Day 2 - 4 days Hike in the Hoover and Yosemite Wilderness
Introduction: Day 2
What? : This Blog part of a 4 days, 60 miles, backpacking hike in the Hoover and Yosemite Wilderness, 2022.
My friend and I start our eastern Sierra loop hike from Twin Lake near Bridgeport (highway 395), from there we went up the mountains into Hoover Wilderness in the direction of Yosemite National Park. We hiked on some sections of the PCT and after 3 days we finished our loop hiking back down to our starting point.
Early spring can be challenging with snow covered trails.
Late summer, as anywhere in the Sierra, you can have smoke or even closures from fires. There is no problem of water availability along this hike. We hiked here late dray year (2022) and we can find water in many places along the hike.
Due note 1:
You need Hoover wilderness permit for this hike; the permit is also good for the Yosemite NP sections.
This is a bear country, so food need to be carried in bear-resistant container.
Due note 3:
Follow wilderness regulations and do not leave trace. Do not camp within 100 feet of any lake shore, stream, or trail. Do not leave toilet papers please pack them out with you (Ziplock plastic bag).
18.5 miles, Total Ascent 3,560 ft climbing, 9-10 hr
Peleer Lake to Dorothy Lake (Yosemite NP)
We were both tired from the previous day early wake up, the drive and the hike and we slept for almost 10 hours straight, we wake up started our day just before sunrise (7am).
After packing up the camp we started to hike west on Peeler Lake Trail, passing the lake and head down the slope until we reached a large green meadow.
After 0.9 mile we reach a trail junction with Buckeye Pass Trail here, we turn right (we will arrive from the left at the last day of our hike). The trail slowly, almost level, lead to the mountain pass.
After 0.7 mile from the trail junction, you will almost not notice it but you will cross over the highest point and start to head down on the other side of the pass. From here you will start to go down the South Fork Buckeye Creek.
The Buckeye Canyon Trail start descending gradually but steadily and after 3.8 miles you will loss 1,150ft of elevation. At this point you will reach a trail junction, Buckeye Canyon Trail turn to right down the main river valley and West Walker River Trail turn to the left and climb North Fork Buckeye Creek.
At this flat area you will see a small old log hut, probably used by hunters.

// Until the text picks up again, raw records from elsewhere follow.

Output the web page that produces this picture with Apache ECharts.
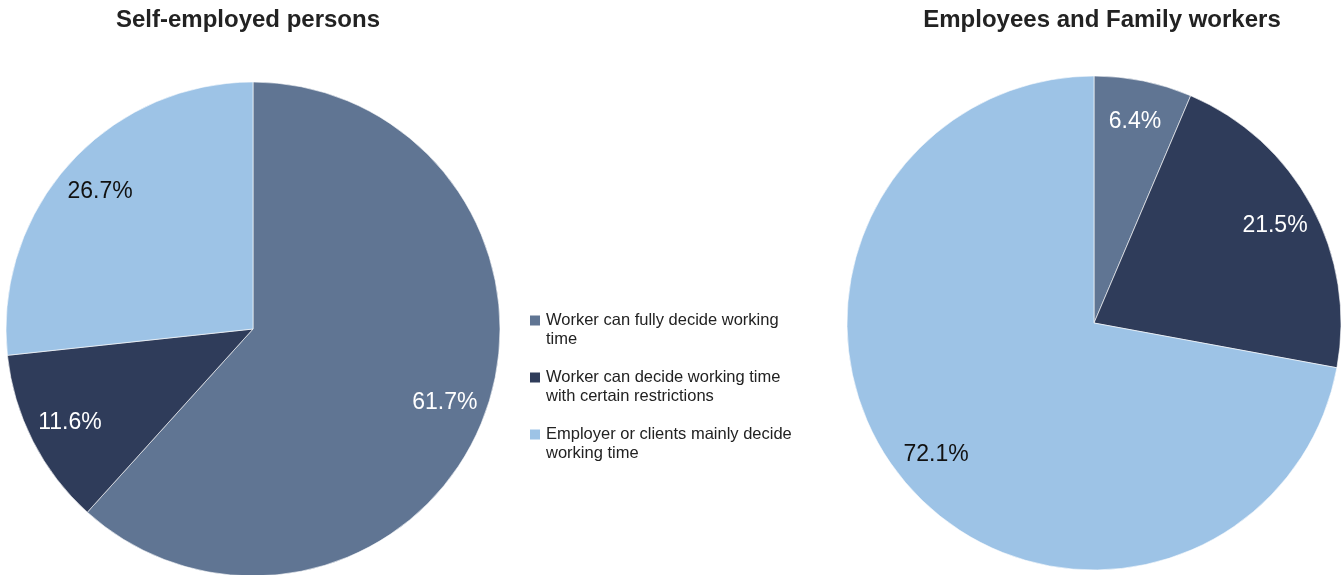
<!DOCTYPE html>
<html>
<head>
<meta charset="utf-8">
<script src="https://cdn.jsdelivr.net/npm/echarts@6/dist/echarts.min.js"></script>
<style>
    html, body {margin:0;padding:0;background:#ffffff;}
    #chart {width:1344px;height:575px;}
</style>
</head>
<body>
<div id="chart"></div>
<script>
    // categories and values
    var categories = [
        'Worker can fully decide working time',
        'Worker can decide working time with certain restrictions',
        'Employer or clients mainly decide working time'
    ];
    // legend text as it wraps in the original
    var legendText = [
        'Worker can fully decide working\ntime',
        'Worker can decide working time\nwith certain restrictions',
        'Employer or clients mainly decide\nworking time'
    ];
    var selfEmployed = [61.7, 11.6, 26.7];
    var employees = [6.4, 21.5, 72.1];
    var titles = ['Self-employed persons', 'Employees and Family workers'];

    var colors = ['#607593', '#2f3c5a', '#9dc3e6'];
    var labelColors = ['#ffffff', '#ffffff', '#111111'];
    var font = '"Liberation Sans", Arial, sans-serif';

    var chart = echarts.init(document.getElementById('chart'));

    function pieData(values) {
        return categories.map(function (name, i) {
            return {name: name, value: values[i]};
        });
    }
    function labelData(values) {
        return categories.map(function (name, i) {
            return {name: name, value: values[i], label: {color: labelColors[i]}};
        });
    }

    // one visible pie plus a transparent ring that only carries the labels
    function pieSeries(values, center) {
        return [{
            type: 'pie',
            center: center,
            radius: 247,
            startAngle: 90,
            data: pieData(values),
            label: {show: false},
            labelLine: {show: false},
            itemStyle: {borderColor: '#ffffff', borderWidth: 0.6},
            emphasis: {disabled: true},
            silent: true
        }, {
            type: 'pie',
            center: center,
            radius: [158, 247],
            startAngle: 90,
            data: labelData(values),
            itemStyle: {color: 'rgba(0,0,0,0)'},
            label: {
                show: true,
                position: 'inside',
                formatter: function (p) { return p.value.toFixed(1) + '%'; },
                fontFamily: font,
                fontSize: 23
            },
            labelLine: {show: false},
            emphasis: {disabled: true},
            silent: true
        }];
    }

    var option = {
        animation: false,
        color: colors,
        title: [{
            text: titles[0],
            left: 243,
            top: 3,
            textAlign: 'center',
            textStyle: {fontFamily: font, fontSize: 24, fontWeight: 'bold', color: '#222222'}
        }, {
            text: titles[1],
            left: 1097,
            top: 3,
            textAlign: 'center',
            textStyle: {fontFamily: font, fontSize: 24, fontWeight: 'bold', color: '#222222'}
        }],
        legend: {
            orient: 'vertical',
            left: 528,
            top: 292,
            padding: 0,
            itemGap: 0,
            itemWidth: 12,
            itemHeight: 12,
            icon: 'rect',
            data: categories,
            // leading blank line keeps the marker level with the first text line
            formatter: function (name) {
                return '\n' + legendText[categories.indexOf(name)];
            },
            textStyle: {
                fontFamily: font,
                fontSize: 16.5,
                lineHeight: 19,
                color: '#222222'
            }
        },
        series: pieSeries(selfEmployed, [253, 329]).concat(pieSeries(employees, [1094, 323]))
    };

    chart.setOption(option);
</script>
</body>
</html>
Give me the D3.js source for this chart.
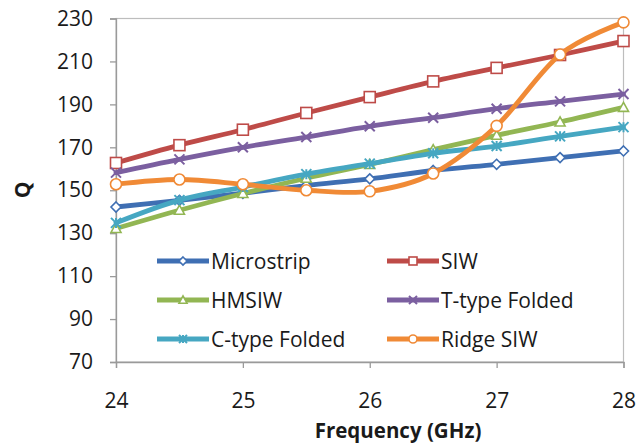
<!DOCTYPE html>
<html>
<head>
<meta charset="utf-8">
<script src="https://cdn.jsdelivr.net/npm/d3@7/dist/d3.min.js"></script>
<style>
  html, body { margin: 0; padding: 0; background: #fff; }
  svg { display: block; }
  text { font-family: "Open Sans", "Noto Sans", sans-serif; fill: #1a1a1a; }
</style>
</head>
<body>
<svg id="chart" width="636" height="445"></svg>
<script>
// Frequency points (GHz)
const frequency = [24, 24.5, 25, 25.5, 26, 26.5, 27, 27.5, 28];

// Quality factor for each structure
const microstrip   = [142.2, 145.3, 148.6, 152.2, 155.3, 159.2, 162.1, 165.2, 168.3];
const siw          = [162.7, 171.0, 178.2, 186.0, 193.4, 200.7, 207.0, 213.0, 219.5];
const hmsiw        = [132.2, 140.7, 148.5, 155.6, 162.0, 168.9, 175.6, 181.8, 188.6];
const tTypeFolded  = [158.2, 164.4, 170.0, 174.8, 179.8, 183.8, 188.0, 191.4, 194.8];
const cTypeFolded  = [134.8, 145.4, 151.5, 157.5, 162.4, 167.2, 170.6, 175.1, 179.4];
const ridgeSiw     = [152.8, 155.0, 152.8, 150.0, 149.5, 157.8, 180.0, 213.2, 228.2];

const xTicks = [24, 25, 26, 27, 28];
const yTicks = [70, 90, 110, 130, 150, 170, 190, 210, 230];

const seriesNames = ["Microstrip", "SIW", "HMSIW", "T-type Folded", "C-type Folded", "Ridge SIW"];
const seriesValues = [microstrip, siw, hmsiw, tTypeFolded, cTypeFolded, ridgeSiw];
const seriesColors = ["#3F6FB3", "#BE4B48", "#92B653", "#7B5FA0", "#46A7C2", "#F08A36"];
const seriesMarkers = ["diamond", "square", "triangle", "cross", "star", "circle"];

const svg = d3.select("#chart");
const plot = { left: 116, right: 623.5, top: 18.5, bottom: 362 };

const x = d3.scaleLinear().domain([24, 28]).range([plot.left, plot.right]);
const y = d3.scaleLinear().domain([70, 230]).range([plot.bottom, plot.top]);

const axisColor = "#9a9a9a";
const tickFont = '"Open Sans", sans-serif';

// plot frame
svg.append("rect")
  .attr("x", plot.left).attr("y", plot.top)
  .attr("width", plot.right - plot.left).attr("height", plot.bottom - plot.top)
  .attr("fill", "none").attr("stroke", "#bdbdbd").attr("stroke-width", 1.2);

// y axis
const yAxis = svg.append("g")
  .attr("transform", `translate(${plot.left},0)`)
  .call(d3.axisLeft(y).tickValues(yTicks).tickSize(6).tickPadding(17));
yAxis.select(".domain").attr("stroke", axisColor).attr("stroke-width", 1.3);
yAxis.selectAll(".tick line").attr("stroke", axisColor).attr("stroke-width", 1.3);
yAxis.selectAll(".tick text").attr("font-size", 21).attr("fill", "#1a1a1a")
  .style("font-family", tickFont);

// x axis
const xAxis = svg.append("g")
  .attr("transform", `translate(0,${plot.bottom})`)
  .call(d3.axisBottom(x).tickValues(xTicks).tickFormat(d3.format("d")).tickSize(6).tickPadding(25));
xAxis.select(".domain").attr("stroke", axisColor).attr("stroke-width", 1.3);
xAxis.selectAll(".tick line").attr("stroke", axisColor).attr("stroke-width", 1.3);
xAxis.selectAll(".tick text").attr("font-size", 21).attr("fill", "#1a1a1a")
  .style("font-family", tickFont);

// axis titles
svg.append("text")
  .attr("x", 398).attr("y", 438)
  .attr("text-anchor", "middle")
  .attr("font-size", 20.5).attr("font-weight", "bold")
  .text("Frequency (GHz)");

svg.append("text")
  .attr("transform", "translate(30,190) rotate(-90)")
  .attr("text-anchor", "middle")
  .attr("font-size", 21).attr("font-weight", "bold")
  .text("Q");

// marker drawing
function drawMarker(g, type, cx, cy, color, s) {
  const sw = 1.6;
  if (type === "diamond") {
    g.append("path")
      .attr("d", `M${cx},${cy - s}L${cx + s},${cy}L${cx},${cy + s}L${cx - s},${cy}Z`)
      .attr("fill", "#fff").attr("stroke", color).attr("stroke-width", sw);
  } else if (type === "square") {
    g.append("rect")
      .attr("x", cx - s).attr("y", cy - s).attr("width", 2 * s).attr("height", 2 * s)
      .attr("fill", "#fff").attr("stroke", color).attr("stroke-width", sw);
  } else if (type === "triangle") {
    g.append("path")
      .attr("d", `M${cx},${cy - s}L${cx + s},${cy + s * 0.8}L${cx - s},${cy + s * 0.8}Z`)
      .attr("fill", "#fff").attr("stroke", color).attr("stroke-width", sw);
  } else if (type === "cross") {
    g.append("path")
      .attr("d", `M${cx - s},${cy - s}L${cx + s},${cy + s}M${cx - s},${cy + s}L${cx + s},${cy - s}`)
      .attr("stroke", color).attr("stroke-width", 2).attr("fill", "none");
  } else if (type === "star") {
    g.append("path")
      .attr("d", `M${cx - s},${cy - s}L${cx + s},${cy + s}M${cx - s},${cy + s}L${cx + s},${cy - s}M${cx},${cy - s}L${cx},${cy + s}`)
      .attr("stroke", color).attr("stroke-width", 2).attr("fill", "none");
  } else if (type === "circle") {
    g.append("circle")
      .attr("cx", cx).attr("cy", cy).attr("r", s)
      .attr("fill", "#fff").attr("stroke", color).attr("stroke-width", sw);
  }
}

const markerSize = { diamond: 5, square: 5.5, triangle: 5, cross: 5, star: 5, circle: 5.5 };

const line = d3.line()
  .x((d, i) => x(frequency[i]))
  .y(d => y(d))
  .curve(d3.curveCardinal.tension(0));

// series
seriesValues.forEach((vals, k) => {
  const g = svg.append("g");
  g.append("path")
    .datum(vals)
    .attr("d", line)
    .attr("fill", "none")
    .attr("stroke", seriesColors[k])
    .attr("stroke-width", 4.8)
    .attr("stroke-linejoin", "round")
    .attr("stroke-linecap", "round");
  vals.forEach((v, i) => drawMarker(g, seriesMarkers[k], x(frequency[i]), y(v), seriesColors[k], markerSize[seriesMarkers[k]]));
});

// legend, two columns
const legendCols = [157, 387];
const legendRows = [261, 300, 339];
seriesNames.forEach((name, k) => {
  const col = k % 2, row = Math.floor(k / 2);
  const lx = legendCols[col], ly = legendRows[row];
  const g = svg.append("g");
  g.append("line")
    .attr("x1", lx).attr("x2", lx + 52).attr("y1", ly).attr("y2", ly)
    .attr("stroke", seriesColors[k]).attr("stroke-width", 4.8);
  drawMarker(g, seriesMarkers[k], lx + 26, ly, seriesColors[k], 4);
  g.append("text")
    .attr("x", lx + 54).attr("y", ly)
    .attr("dy", "0.36em")
    .attr("font-size", 21)
    .text(name);
});
</script>
</body>
</html>
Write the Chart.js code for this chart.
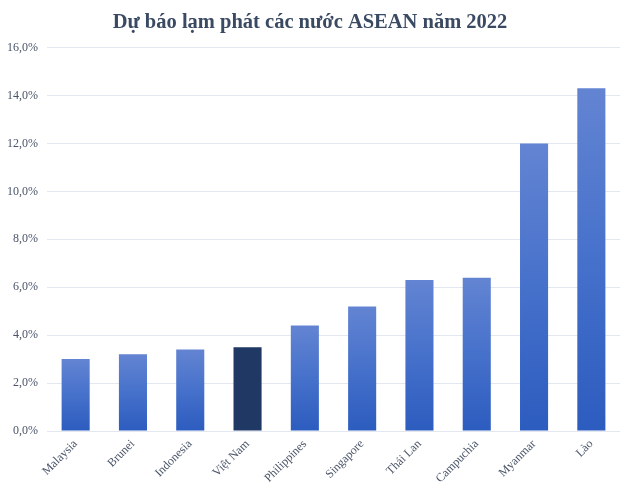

The trail starts to climb up the north fork, in 2.5 miles you will climb 1,500ft, the last section was challenging. As you climb up the pass, take rests and look back to the canyon below and enjoy the view.
The last section of the climb is exposed and steep and suddenly you will find yourself looking on the other side of the high mountain pass.
At this point we stop for a short break, I went to see the small lake that is located at the pass, few hundred feet north of the trail.
In the next 2.3 miles the trail will descend 1,600 ft into the forest follow Kirkwood Creek path.
Once we reach the lower section of the valley and for the next 2.3 miles, we hiked in one of the most beautiful meadows valleys I ever hiked in. Large open spaces grassland, dotted with pins trees and the West Walker River stream slowly flowing and twisting down the valley.
Unfortunately, we did not see any elk or deer in this section although we saw “tons” of droppings all over the meadows. Maybe the deer herds are moving to lower locations for the winter ?
We kept moving down the valley until we reached a trail junction. Overall, from the mountain pass to a trail junction it is 4.9 miles long with 1,800 ft descend.
At this trail junction we turn left into Cascade Creek Trail, soon after we turn left we reach West Walker River. The water level was low but in order not to get wet we cross to the other side on a large dead tree log.
From here the trail start to climb up the ridge, the first 1.4 miles are steep climb and after that section the trail keep climbing but in much lower grade.
Here the temperature droop down and it start to rain, we waited under a large tree and once the heavy rain stopped, we keep hiking up the trail. At this point (1.4 mile from the valley below) we reached the PCT trail.
From this junction the PCT heading southwest, soon after we pass Lake Harriet, after additional short climb we pass Stella Lake while we are slowly climbing to Dorothy Pass. We were already tired from the day hike and our hiking pace was relatively slow, with all the wind, clouds, rain, and the ragged landscape this was gloomy afternoon.
At Dorothy Pass we entered Yosemite National Park, from here you can see Dorothy Lake less than a mile ahead of us.
After 0.8 miles we reached the lake campsite that is located not so far from lake shore in a small flat section covered with pine trees.
It was stormy all this afternoon, raining from time to time. The wind pickup and we quickly set up the tent below the trees so we can stay dry inside.
This was a long day, overall, 18.5 miles walk in 10 hours.
It was cold and windy all that evening and night, later that night, I woke up around 11pm, the wind stopped, and the sky got clear of clouds.